By Lise Alves, Senior Contributing Reporter

SÃO PAULO, BRAZIL – The federal police in Brazil announced on Thursday that officers assigned to the task force responsible for investigating exclusively the facts related to the Operação Lava Jato (Car Wash) will be reintegrated into the regular investigative grid, spending some of their time on other investigations.

Brazilian federal police agents gather material for Lava Jato scandal,
Brazilian federal police agents gather material for Lava Jato scandal, photo courtesy of Agencia Brasil.

Prosecutors say that the dismantling of the task force will hinder further investigations into what is now considered one of the most widespread cases of corruption in the world.

“Politicians want to hamper our investigations. If we are not vigilant, the same thing will happen in Brazil as happened in Italy, where today it is more difficult to investigate and punish a corrupt person than it was before Operation Clean Hands,” said Prosecutor Carlos Fernando dos Santos Lima, part of the Lava Jato task force in Curitiba in his personal social media account.

For Lima the announcement makes it clear that the operation now ‘ceases to exist’ and investigations will now be less effective in bringing to light bribes and corruption.

The country’s federal police released a note stating that the end of the group and reintegration of investigators to the regular corruption combat unit is to ‘prioritize even further the investigations of greater potential of damage to the Treasury, allowing the increase of specialized personnel in the fight against corruption and money laundering and facilitating the exchange of information’.

Brazil’s President Michel Temer, in Hamburg, Germany to attend the G20 meeting, did not comment on the announcement, trying instead to focus on economic gains achieved by the country in the past months.

“Brazil is overcoming one of the most serious crises in its history, thanks to an ambitious reform agenda that brings growth and jobs back. Faced with our problems, we have chosen the most responsible path we have built in constant dialogue with the National Congress and with society as a whole,” he said.

Many of Temer’s aides and closes allies have been linked to corruption cases inside the Lava Jato Investigation. Temer, himself, is the subject of a Congressional inquiry, after being recorded sanctioning bribes to former Congressional representatives.


  1. This is NOT a wise decision. If any legal avenue is available to overturn this decision then those who can MUST do so. At least try to fight for justice!

    The Lava Jato investigation must be prioritized and even enhanced, not cut back. This is further proof of government corruption at the highest levels. To use the excuse that by making this decision, the Federal government is helping the Brazilian people, through stepped up overall safety and security investigations and not simply Lava Jato, is a bold faced lie.

    Basically another legal injustice being perpetrated by the Federal government in the name of justice. Another mockery of the Brazilian democratic legal system.

    The ineffectiveness of law enforcement throughout Brazil is evident to anyone who watches the daily news or reading a newspaper. Cutting back Lava Jato investigators, effectively shutting down the investigation, is a direct interference by those most guilty, to prevent their own prosecution.

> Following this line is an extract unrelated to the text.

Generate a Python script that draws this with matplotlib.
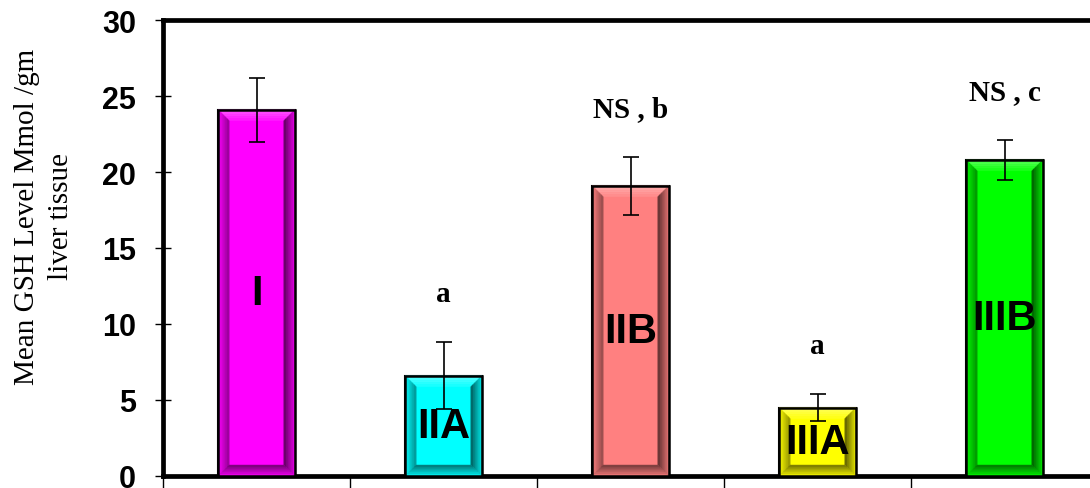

    Brazil will never get rid of this criminal mentality until all the skeletons are let out out of the closet! This is another very sad day in the annals of Brazilian criminal justice.

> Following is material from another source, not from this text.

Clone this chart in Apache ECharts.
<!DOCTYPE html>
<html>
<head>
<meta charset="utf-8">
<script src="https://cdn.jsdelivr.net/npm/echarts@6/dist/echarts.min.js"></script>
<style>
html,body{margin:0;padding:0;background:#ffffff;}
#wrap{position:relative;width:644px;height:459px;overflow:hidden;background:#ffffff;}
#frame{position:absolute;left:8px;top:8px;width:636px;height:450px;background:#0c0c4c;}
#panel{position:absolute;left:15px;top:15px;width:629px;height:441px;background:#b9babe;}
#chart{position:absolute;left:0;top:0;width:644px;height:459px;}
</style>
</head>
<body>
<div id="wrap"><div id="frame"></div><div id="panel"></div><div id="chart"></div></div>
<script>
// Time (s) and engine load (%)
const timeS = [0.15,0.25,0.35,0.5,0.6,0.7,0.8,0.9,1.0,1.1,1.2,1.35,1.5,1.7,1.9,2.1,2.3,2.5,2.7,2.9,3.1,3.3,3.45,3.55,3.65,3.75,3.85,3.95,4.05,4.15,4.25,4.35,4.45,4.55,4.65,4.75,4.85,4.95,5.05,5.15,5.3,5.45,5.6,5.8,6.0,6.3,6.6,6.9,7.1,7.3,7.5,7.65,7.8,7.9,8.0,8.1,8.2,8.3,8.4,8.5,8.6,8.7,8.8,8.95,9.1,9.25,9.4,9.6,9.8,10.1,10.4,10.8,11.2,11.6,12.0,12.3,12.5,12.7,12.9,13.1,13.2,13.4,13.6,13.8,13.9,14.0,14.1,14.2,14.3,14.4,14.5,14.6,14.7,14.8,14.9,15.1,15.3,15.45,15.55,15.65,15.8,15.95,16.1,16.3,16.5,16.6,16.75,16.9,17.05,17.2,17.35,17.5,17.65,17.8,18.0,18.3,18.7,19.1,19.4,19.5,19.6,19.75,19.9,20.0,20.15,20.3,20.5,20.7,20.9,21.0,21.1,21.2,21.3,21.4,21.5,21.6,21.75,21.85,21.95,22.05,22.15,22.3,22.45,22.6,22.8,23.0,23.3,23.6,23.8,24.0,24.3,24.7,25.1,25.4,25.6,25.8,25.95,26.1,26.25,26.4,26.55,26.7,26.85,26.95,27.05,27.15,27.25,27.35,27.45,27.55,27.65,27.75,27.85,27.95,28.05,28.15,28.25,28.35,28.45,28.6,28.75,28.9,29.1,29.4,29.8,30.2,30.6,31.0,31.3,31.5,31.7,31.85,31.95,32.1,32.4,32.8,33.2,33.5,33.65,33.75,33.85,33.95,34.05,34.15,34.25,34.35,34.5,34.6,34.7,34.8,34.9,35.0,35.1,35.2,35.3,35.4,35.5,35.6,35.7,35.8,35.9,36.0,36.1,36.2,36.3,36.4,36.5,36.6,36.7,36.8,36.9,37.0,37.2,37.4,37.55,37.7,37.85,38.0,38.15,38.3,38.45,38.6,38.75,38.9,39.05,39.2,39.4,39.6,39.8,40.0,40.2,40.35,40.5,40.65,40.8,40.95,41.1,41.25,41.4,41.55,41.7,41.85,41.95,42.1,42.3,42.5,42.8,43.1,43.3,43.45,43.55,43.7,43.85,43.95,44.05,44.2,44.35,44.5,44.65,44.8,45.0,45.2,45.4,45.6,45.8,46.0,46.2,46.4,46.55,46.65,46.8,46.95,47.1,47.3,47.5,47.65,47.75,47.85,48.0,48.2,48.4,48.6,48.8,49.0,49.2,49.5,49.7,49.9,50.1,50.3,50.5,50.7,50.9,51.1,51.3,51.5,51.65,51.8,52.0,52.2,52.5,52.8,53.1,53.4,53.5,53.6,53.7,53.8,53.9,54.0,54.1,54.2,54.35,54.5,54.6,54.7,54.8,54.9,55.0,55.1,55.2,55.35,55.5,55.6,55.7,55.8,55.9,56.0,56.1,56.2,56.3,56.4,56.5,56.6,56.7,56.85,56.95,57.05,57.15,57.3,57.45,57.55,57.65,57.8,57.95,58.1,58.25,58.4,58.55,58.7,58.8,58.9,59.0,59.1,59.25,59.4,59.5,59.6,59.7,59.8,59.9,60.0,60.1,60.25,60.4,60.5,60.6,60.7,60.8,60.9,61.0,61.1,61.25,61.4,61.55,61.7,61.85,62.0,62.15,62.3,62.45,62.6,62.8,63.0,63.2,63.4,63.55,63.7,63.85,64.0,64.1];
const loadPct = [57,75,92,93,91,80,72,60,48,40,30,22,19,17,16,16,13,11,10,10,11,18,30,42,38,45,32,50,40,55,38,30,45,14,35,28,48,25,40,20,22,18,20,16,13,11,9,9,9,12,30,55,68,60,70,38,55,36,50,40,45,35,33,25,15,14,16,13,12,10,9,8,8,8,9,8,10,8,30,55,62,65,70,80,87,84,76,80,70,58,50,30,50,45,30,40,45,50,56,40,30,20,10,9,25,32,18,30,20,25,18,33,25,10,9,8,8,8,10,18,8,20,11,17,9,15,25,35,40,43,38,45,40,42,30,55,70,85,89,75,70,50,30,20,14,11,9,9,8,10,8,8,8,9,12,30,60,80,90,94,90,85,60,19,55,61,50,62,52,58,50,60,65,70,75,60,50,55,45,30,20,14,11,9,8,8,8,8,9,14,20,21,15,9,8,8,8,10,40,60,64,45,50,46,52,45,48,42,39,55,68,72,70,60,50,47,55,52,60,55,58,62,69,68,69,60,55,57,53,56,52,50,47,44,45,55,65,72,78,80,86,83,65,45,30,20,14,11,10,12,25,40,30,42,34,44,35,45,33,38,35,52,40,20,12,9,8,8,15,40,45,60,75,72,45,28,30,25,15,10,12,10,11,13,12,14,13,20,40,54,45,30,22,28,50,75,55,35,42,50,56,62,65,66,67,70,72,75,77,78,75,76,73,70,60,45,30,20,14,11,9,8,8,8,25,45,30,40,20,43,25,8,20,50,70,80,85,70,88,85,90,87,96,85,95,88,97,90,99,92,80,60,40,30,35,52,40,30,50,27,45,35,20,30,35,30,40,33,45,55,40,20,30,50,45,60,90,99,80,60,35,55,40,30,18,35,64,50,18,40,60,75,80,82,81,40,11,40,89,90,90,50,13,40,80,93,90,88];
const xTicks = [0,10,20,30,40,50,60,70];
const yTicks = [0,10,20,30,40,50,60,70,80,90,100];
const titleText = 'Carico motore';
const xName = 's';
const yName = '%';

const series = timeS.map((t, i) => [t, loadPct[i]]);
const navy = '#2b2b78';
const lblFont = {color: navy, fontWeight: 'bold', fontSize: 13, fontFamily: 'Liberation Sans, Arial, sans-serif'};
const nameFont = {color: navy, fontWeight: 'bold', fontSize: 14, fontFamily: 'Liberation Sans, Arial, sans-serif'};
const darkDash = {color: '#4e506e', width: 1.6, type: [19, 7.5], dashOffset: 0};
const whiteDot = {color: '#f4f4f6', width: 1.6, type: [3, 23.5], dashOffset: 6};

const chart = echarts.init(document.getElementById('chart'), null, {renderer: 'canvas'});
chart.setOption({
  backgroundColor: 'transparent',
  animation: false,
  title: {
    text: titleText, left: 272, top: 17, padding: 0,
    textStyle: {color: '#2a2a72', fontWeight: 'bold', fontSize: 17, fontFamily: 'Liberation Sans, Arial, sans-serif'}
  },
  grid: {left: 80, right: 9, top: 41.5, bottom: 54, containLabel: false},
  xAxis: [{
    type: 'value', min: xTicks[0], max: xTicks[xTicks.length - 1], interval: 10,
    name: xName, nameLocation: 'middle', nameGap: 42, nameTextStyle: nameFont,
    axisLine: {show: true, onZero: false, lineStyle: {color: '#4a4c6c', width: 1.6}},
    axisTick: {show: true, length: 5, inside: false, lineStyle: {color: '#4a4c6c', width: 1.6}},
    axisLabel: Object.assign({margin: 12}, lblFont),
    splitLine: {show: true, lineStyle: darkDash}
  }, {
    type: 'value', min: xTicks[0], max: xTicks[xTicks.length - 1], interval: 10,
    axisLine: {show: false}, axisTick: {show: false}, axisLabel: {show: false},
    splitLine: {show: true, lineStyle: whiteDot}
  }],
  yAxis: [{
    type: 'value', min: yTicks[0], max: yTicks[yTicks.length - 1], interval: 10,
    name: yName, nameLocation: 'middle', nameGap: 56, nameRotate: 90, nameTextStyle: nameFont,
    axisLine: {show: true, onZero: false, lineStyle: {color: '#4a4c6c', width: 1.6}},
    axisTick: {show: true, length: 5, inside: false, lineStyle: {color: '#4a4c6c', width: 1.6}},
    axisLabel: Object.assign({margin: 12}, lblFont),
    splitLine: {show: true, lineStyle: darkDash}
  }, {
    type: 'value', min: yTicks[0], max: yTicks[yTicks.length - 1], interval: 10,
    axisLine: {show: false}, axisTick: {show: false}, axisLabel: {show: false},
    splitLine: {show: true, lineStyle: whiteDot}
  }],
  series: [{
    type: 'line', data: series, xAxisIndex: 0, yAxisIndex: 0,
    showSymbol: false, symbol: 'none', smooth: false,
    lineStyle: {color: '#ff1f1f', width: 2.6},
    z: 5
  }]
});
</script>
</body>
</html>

    The illness keeps mutating and advancing. One day only the corpse of a Brazil will be left. This is so heartbreaking!!!

  2. Well, there it is! This is what they have been trying to do all along. Unfortunately, what they don’t realize is this will not set well with foreign investors or FDI. Do you really think foreign investors will be satisfied with this or that it will bring back investor confidence? So, look to many years of financial chaos in the future. Job well done Brasil – all that for nothing.